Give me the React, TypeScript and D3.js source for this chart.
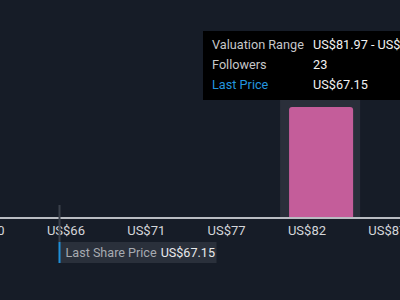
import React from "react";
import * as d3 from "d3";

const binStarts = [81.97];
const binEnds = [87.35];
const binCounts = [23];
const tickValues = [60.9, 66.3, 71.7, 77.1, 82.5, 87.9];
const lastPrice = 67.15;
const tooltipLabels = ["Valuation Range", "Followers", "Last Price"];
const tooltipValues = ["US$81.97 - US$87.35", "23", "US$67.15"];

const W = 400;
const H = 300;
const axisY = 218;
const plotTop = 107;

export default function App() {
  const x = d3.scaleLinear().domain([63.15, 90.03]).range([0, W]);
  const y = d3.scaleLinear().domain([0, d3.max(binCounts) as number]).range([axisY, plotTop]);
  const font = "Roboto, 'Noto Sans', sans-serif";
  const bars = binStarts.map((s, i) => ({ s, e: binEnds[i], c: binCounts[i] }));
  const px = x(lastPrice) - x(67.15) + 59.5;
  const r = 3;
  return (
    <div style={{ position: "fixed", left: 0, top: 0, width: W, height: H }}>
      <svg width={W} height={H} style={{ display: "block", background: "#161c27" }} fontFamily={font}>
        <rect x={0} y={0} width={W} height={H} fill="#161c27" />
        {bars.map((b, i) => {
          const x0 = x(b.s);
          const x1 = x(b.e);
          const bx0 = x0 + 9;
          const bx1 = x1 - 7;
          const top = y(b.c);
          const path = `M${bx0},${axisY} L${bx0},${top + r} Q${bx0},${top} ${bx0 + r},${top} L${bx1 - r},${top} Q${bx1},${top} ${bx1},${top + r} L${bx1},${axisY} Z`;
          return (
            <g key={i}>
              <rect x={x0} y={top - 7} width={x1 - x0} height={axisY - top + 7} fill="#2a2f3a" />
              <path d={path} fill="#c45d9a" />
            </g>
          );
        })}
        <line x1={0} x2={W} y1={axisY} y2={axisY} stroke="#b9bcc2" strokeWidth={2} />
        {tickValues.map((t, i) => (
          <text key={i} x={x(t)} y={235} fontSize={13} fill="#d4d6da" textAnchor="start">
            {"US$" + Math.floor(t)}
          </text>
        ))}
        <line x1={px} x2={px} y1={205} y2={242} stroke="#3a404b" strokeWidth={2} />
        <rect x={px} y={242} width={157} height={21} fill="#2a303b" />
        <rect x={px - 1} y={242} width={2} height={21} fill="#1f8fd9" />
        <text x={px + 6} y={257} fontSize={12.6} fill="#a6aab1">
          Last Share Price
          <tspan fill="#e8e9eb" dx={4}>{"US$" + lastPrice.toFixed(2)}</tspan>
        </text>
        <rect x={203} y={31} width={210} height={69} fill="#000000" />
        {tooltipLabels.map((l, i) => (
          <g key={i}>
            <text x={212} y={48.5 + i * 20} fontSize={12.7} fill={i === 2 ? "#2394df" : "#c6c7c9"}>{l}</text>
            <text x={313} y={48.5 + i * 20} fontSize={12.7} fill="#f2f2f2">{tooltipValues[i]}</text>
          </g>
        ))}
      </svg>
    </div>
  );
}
- - - -
Your task
Reproduce only the lines from the beginning of the data through the line that contains "const plotTop = 107;", both included, and please drop the pictures.

Exercise answer
Give me the React, TypeScript and D3.js source for this chart.
import React from "react";
import * as d3 from "d3";

const binStarts = [81.97];
const binEnds = [87.35];
const binCounts = [23];
const tickValues = [60.9, 66.3, 71.7, 77.1, 82.5, 87.9];
const lastPrice = 67.15;
const tooltipLabels = ["Valuation Range", "Followers", "Last Price"];
const tooltipValues = ["US$81.97 - US$87.35", "23", "US$67.15"];

const W = 400;
const H = 300;
const axisY = 218;
const plotTop = 107;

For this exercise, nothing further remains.